At 21:15 (UTC +1) (22:15 local time) on 27 February 1933, the Berlin Fire Department received a message that the Reichstag was on fire. Despite the best efforts of the firemen, most of the building was gutted by the blaze. By 23:30 hours (11:30 p.m.), the fire was put out. The firemen and policemen inspected the ruins and found twenty bundles of inflammable material (firelighters) unburned lying about. At the time the fire was reported, Adolf Hitler was having dinner with Joseph Goebbels at Goebbels' apartment in Berlin. When Goebbels received an urgent phone call informing him of the fire, he regarded it as a "tall tale" at first and hung up. Only after the second call, did he report the news to Hitler. Hitler, Goebbels, the Vice-Chancellor Franz von Papen and Prince Heinrich Günther von Hohenzollern were taken by car to the Reichstag, where they were met by Hermann Göring. Göring told Hitler, "This is a Communist outrage!
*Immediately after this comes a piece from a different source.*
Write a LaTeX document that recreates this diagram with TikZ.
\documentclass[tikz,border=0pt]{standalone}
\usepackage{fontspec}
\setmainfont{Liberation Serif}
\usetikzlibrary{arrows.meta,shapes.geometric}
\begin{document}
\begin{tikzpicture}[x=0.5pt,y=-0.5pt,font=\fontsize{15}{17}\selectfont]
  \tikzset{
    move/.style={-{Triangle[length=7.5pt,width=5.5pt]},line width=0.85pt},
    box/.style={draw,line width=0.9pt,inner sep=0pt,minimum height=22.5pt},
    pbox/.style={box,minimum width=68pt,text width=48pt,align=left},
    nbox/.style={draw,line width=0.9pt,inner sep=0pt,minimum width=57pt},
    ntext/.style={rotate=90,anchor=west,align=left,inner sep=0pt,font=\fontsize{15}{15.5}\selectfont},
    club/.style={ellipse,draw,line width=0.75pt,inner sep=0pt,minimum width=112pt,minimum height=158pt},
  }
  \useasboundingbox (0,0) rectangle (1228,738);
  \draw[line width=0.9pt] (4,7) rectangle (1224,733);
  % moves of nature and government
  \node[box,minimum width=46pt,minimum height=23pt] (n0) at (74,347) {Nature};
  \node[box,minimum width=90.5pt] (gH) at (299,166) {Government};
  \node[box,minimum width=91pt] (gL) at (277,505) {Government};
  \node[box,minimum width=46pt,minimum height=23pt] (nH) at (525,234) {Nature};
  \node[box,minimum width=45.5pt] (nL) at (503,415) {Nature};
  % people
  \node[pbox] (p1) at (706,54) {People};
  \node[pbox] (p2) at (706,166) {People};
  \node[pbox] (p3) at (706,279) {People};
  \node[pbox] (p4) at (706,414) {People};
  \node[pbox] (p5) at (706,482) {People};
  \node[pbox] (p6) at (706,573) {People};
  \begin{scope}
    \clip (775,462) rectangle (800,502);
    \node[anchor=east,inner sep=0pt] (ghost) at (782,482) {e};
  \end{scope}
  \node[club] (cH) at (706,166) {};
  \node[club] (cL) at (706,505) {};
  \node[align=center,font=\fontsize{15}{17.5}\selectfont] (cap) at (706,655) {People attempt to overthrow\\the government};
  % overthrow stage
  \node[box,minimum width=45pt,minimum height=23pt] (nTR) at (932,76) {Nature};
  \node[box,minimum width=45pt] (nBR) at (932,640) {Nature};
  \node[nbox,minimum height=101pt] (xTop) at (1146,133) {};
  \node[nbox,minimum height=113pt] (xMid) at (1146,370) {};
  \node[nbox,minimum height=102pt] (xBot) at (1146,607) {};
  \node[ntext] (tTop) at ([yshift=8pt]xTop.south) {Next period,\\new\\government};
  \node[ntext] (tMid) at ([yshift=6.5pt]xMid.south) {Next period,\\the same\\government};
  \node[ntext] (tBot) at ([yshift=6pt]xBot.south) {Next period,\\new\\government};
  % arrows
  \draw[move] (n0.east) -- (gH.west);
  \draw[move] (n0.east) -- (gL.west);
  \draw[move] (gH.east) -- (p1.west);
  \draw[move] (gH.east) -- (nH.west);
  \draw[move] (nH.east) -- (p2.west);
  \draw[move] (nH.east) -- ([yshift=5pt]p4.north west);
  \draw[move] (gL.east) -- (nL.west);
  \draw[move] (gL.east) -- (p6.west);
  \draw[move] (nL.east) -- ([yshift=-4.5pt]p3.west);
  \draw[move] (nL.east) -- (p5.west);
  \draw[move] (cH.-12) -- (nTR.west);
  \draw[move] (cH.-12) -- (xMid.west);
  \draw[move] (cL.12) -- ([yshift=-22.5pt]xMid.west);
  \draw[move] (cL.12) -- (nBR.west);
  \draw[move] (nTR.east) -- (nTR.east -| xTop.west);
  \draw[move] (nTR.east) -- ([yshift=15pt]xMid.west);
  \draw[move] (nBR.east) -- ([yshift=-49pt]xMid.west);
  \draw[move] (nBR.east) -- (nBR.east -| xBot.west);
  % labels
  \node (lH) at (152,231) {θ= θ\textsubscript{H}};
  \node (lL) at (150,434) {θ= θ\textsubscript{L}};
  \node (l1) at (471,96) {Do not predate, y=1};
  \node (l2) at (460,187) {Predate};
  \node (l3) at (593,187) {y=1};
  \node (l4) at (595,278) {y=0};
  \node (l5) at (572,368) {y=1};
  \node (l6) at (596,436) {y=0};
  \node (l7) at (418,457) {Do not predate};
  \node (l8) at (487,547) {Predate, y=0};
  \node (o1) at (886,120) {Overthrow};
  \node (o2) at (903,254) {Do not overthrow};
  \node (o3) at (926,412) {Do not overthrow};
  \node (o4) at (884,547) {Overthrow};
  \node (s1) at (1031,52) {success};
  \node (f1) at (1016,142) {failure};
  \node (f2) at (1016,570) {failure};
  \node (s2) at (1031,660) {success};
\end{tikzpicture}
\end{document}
One of the Communist culprits has been arrested." Hitler called the fire a "sign from God", and claimed it was a Fanal (signal) meant to mark the beginning of a Communist Putsch (revolt). The next day, the Preussische Pressedienst (Prussian Press Service) reported that "this act of incendiarism is the most monstrous act of terrorism carried out by Bolshevism in Germany". The Vossische Zeitung newspaper warned its readers that "the government is of the opinion that the situation is such that a danger to the state and nation existed and still exists".